Parliamo delle consultazioni regionali, che a settembre vedranno al voto, insieme a molti Comuni anche di primo piano, il Veneto, la Liguria, la Toscana, le Marche, la Puglia e la Campania. Gli accordi la coalizione li aveva presi per tempo: quando il Capitano all’apice dei suoi consensi e sicuro di espugnare la regione rossa per antonomasia aveva avocato a sé l’Emilia Romagna e appaltato ai forzisti la Calabria, era stato deciso che al netto degli uscenti Zaia e Toti in Veneto e Liguria, Fratelli d’Italia avrebbe indicato il candidato presidente nelle Marche e in Puglia (dove è in campo l’ex governatore Raffaele Fitto), gli azzurri nella terra del Vesuvio e il Carroccio nell’altra regione rossa, la Toscana, dove Salvini avrebbe potuto incrociare direttamente le spade con l’altro Matteo.

Ma il tempo passa, le situazioni cambiamo… In Emilia Romagna, com’è noto, le cose non sono andate bene, la Lega inizia a soffrire sensibilmente la crescita di FdI ai suoi danni, e la prospettiva di una sconfitta rovinosa in Toscana rende lo scenario difficilmente digeribile per lo stato maggiore di via Bellerio. Si aggiunga la profonda spaccatura che in Campania fin dall’inizio solca gli azzurri, con il partito ufficiale schierato sul già presidente Stefano Caldoro e le truppe di Mara Carfagna fieramente ostili, e il quadro è (quasi) completo.

Da tempo il Carroccio fa le bizze. Fallito il tentativo di blindare con la presa di Bologna il quadrilatero settentrionale, Salvini ha messo nel mirino i due ex – Fitto e Caldoro – con l’intento di evitare che il primo partito della coalizione sia tagliato fuori dal centro-sud. Ma difficilmente Giorgia, forte dei sondaggi che la danno con il vento in poppa, mollerà la presa sulle due caselle conquistate. Più facile che venga rimessa in discussione la Campania, un po’ per la sovra-rappresentazione regionale di Forza Italia che nonostante la sua debolezza politica governa già la Calabria, la Basilicata e il Molise, un po’ per il mancato accordo all’interno dello stesso partito del Cav sul nome del candidato presidente.
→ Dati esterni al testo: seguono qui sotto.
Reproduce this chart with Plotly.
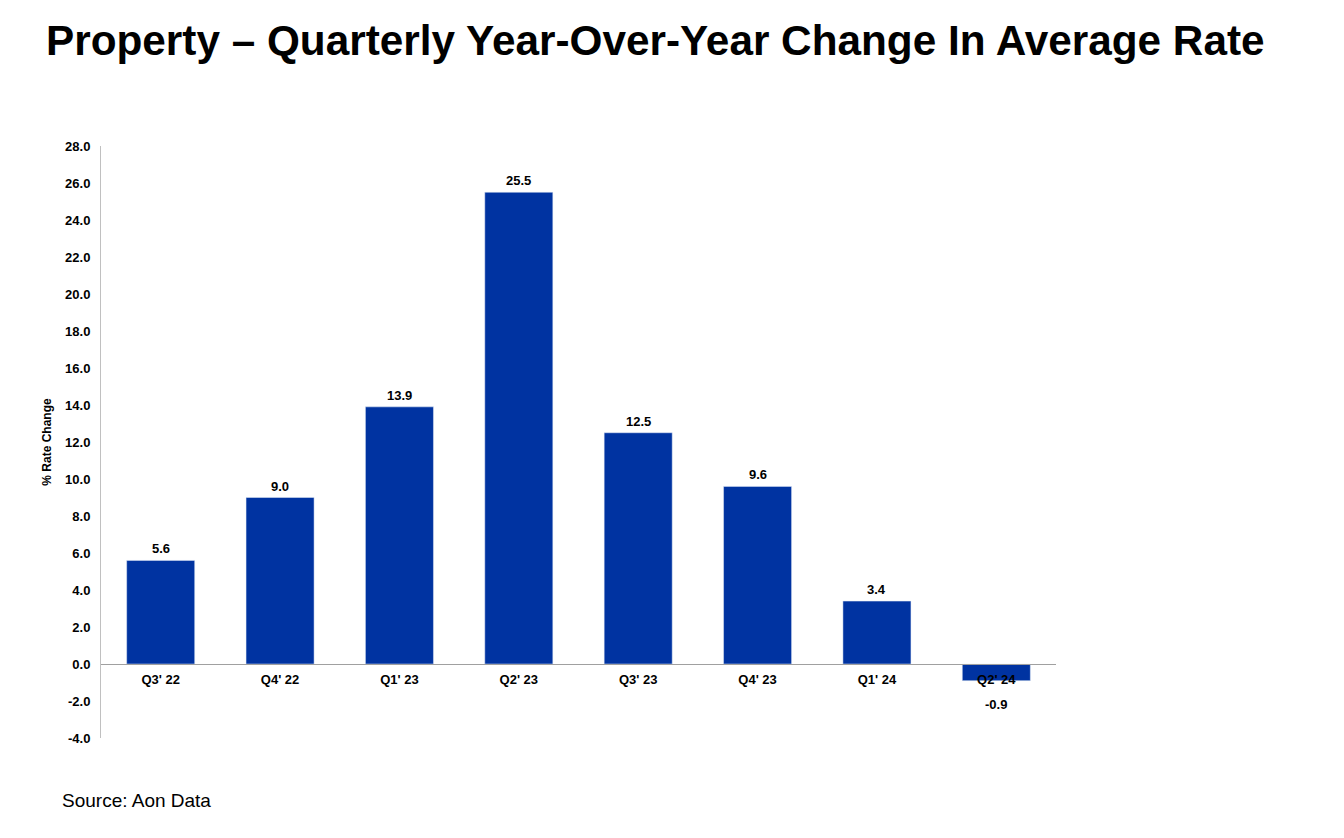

Il Capitano d’altri tempi avrebbe probabilmente potuto rivendicare per sé la casella eccedente. Più difficile che gli riesca ora che i sondaggi, pur confermando la Lega come primo partito del centrodestra, lo danno in calo di dieci punti e più. Dalla girandola di vertici e lo scambio di diplomazie appare comunque chiaro che il terreno di mediazione sarà proprio la Campania. La soluzione, affinché nessuno esca vincitore e nessuno troppo sconfitto, potrebbe essere “sterilizzare” la regione del Vesuvio tirando fuori dal cilindro un fantasista esterno al recinto dei partiti, figura che peraltro ben si presterebbe nella corsa contro un personaggio mai irreggimentato come Vincenzo De Luca (in attesa dell’incognita De Magistris).

La parola decisiva deve ancora essere pronunciata, ma già girano diversi identikit. Fra questi uno porta il nome di Alessandro Sansoni, giornalista ma non solo: uno dei pochi campani con proiezione nazionale che ad oggi il centrodestra possa contare, con all’attivo battaglie di un certo rilievo come quella recentissima per l’istituzione della macro-regione meridionale in risposta al referendum lombardo-veneto sull’autonomia. Vedremo come andrà a finire. Che a profili come questo si stia pensando, tuttavia, autorizza a sperare che il centrodestra, seppur malconcio, non abbia dismesso del tutto la voglia di crescere e di guardare al futuro.